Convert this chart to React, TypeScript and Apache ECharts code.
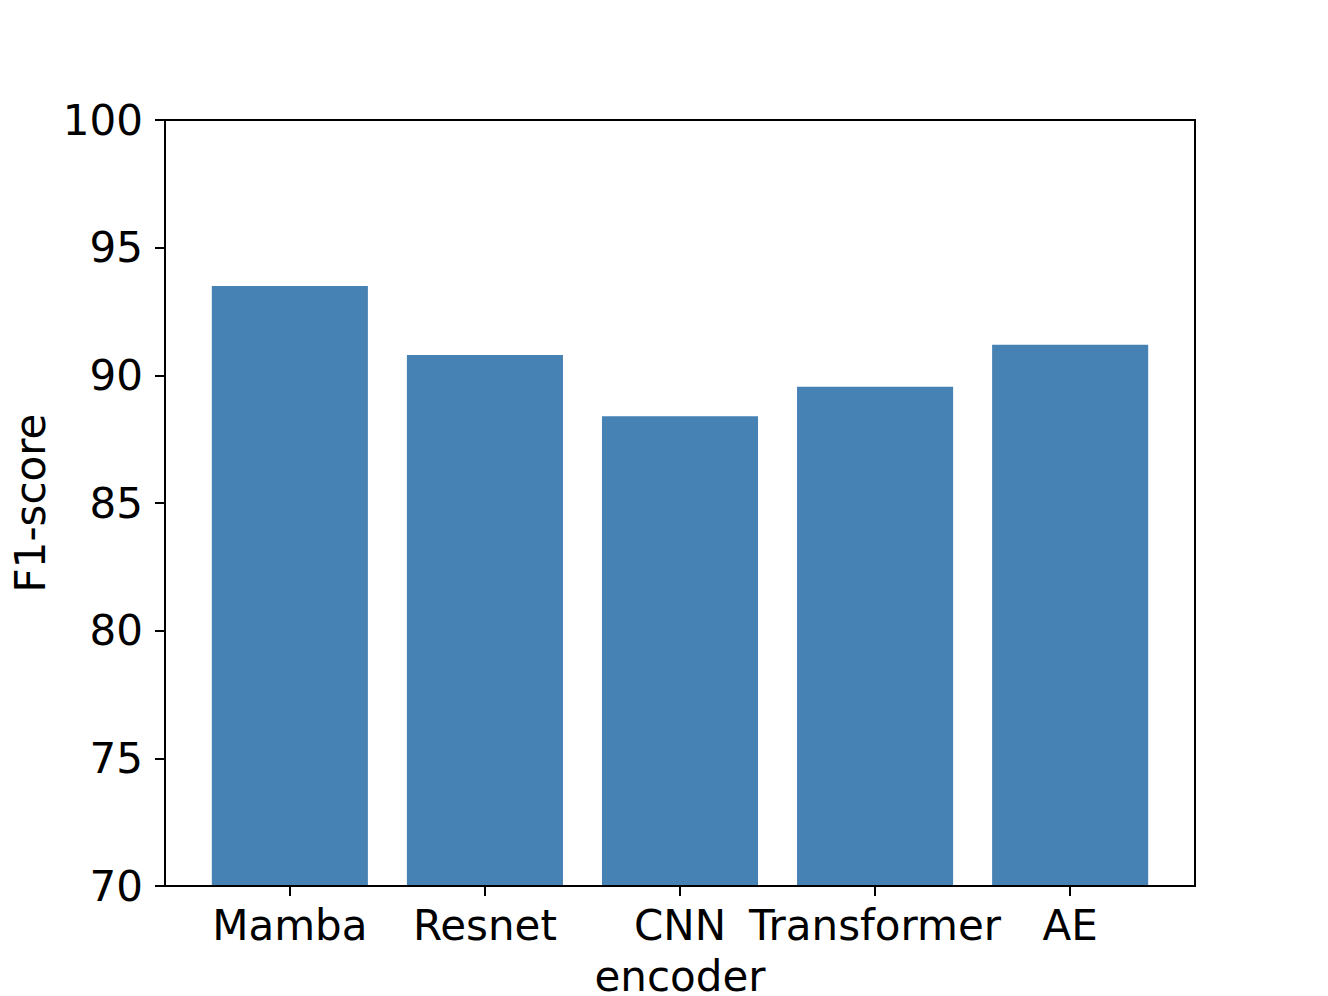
import React, { useEffect, useRef } from "react";
import * as echarts from "echarts";

const categories = ["Mamba", "Resnet", "CNN", "Transformer", "AE"];
const f1Scores = [93.5, 90.8, 88.4, 89.55, 91.2];
const yTicks = { min: 70, max: 100, interval: 5 };

export default function App() {
  const ref = useRef<HTMLDivElement>(null);
  useEffect(() => {
    if (!ref.current) return;
    const chart = echarts.init(ref.current, null, { renderer: "svg" });
    const font = "DejaVu Sans";
    // matplotlib style: x range -0.64..4.64 over plot width 1030px
    const plotLeft = 165;
    const plotRight = 1195;
    const unit = (plotRight - plotLeft) / 5.28;
    const innerLeft = plotLeft + 0.14 * unit;
    const innerWidth = 5 * unit;
    chart.setOption({
      animation: false,
      backgroundColor: "#ffffff",
      textStyle: { fontFamily: font },
      grid: [
        {
          left: plotLeft,
          right: 1328 - plotRight,
          top: 120,
          bottom: 110,
          show: true,
          borderColor: "#000",
          borderWidth: 2,
          backgroundColor: "transparent",
          containLabel: false,
          outerBoundsMode: "none",
          z: 5,
        },
        {
          left: innerLeft,
          width: innerWidth,
          top: 120,
          bottom: 110,
          containLabel: false,
          outerBoundsMode: "none",
        },
      ],
      xAxis: [
        { type: "value", gridIndex: 0, min: 0, max: 1, show: false },
        {
          type: "category",
          gridIndex: 1,
          data: categories,
          axisLine: { show: false },
          axisTick: {
            show: true,
            alignWithLabel: true,
            length: 10,
            lineStyle: { color: "#000", width: 2 },
          },
          axisLabel: {
            fontSize: 42,
            color: "#000",
            fontFamily: font,
            margin: 18,
            interval: 0,
          },
          name: "encoder",
          nameLocation: "middle",
          nameGap: 69,
          nameMoveOverlap: false,
          nameTextStyle: {
            fontSize: 42,
            color: "#000",
            fontFamily: font,
            verticalAlign: "top",
          },
        },
      ],
      yAxis: [
        {
          type: "value",
          gridIndex: 0,
          min: yTicks.min,
          max: yTicks.max,
          interval: yTicks.interval,
          axisLine: { show: false },
          splitLine: { show: false },
          axisTick: {
            show: true,
            length: 10,
            lineStyle: { color: "#000", width: 2 },
          },
          axisLabel: {
            fontSize: 42,
            color: "#000",
            fontFamily: font,
            margin: 22,
          },
          name: "F1-score",
          nameLocation: "middle",
          nameGap: 135,
          nameMoveOverlap: false,
          nameTextStyle: {
            fontSize: 42,
            color: "#000",
            fontFamily: font,
            verticalAlign: "middle",
          },
        },
        {
          type: "value",
          gridIndex: 1,
          min: yTicks.min,
          max: yTicks.max,
          interval: yTicks.interval,
          show: false,
          splitLine: { show: false },
        },
      ],
      series: [
        {
          type: "bar",
          xAxisIndex: 1,
          yAxisIndex: 1,
          data: f1Scores,
          barWidth: "80%",
          itemStyle: { color: "#4682B4" },
        },
      ],
    });
    return () => chart.dispose();
  }, []);
  return (
    <div
      ref={ref}
      style={{ position: "fixed", left: 0, top: 0, width: 1328, height: 996 }}
    />
  );
}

----

- Goal: Skip every picture and return the lines above from the top through the one that contains "100, interval: 5".

- Answer to this exercise:
Convert this chart to React, TypeScript and Apache ECharts code.
import React, { useEffect, useRef } from "react";
import * as echarts from "echarts";

const categories = ["Mamba", "Resnet", "CNN", "Transformer", "AE"];
const f1Scores = [93.5, 90.8, 88.4, 89.55, 91.2];
const yTicks = { min: 70, max: 100, interval: 5 };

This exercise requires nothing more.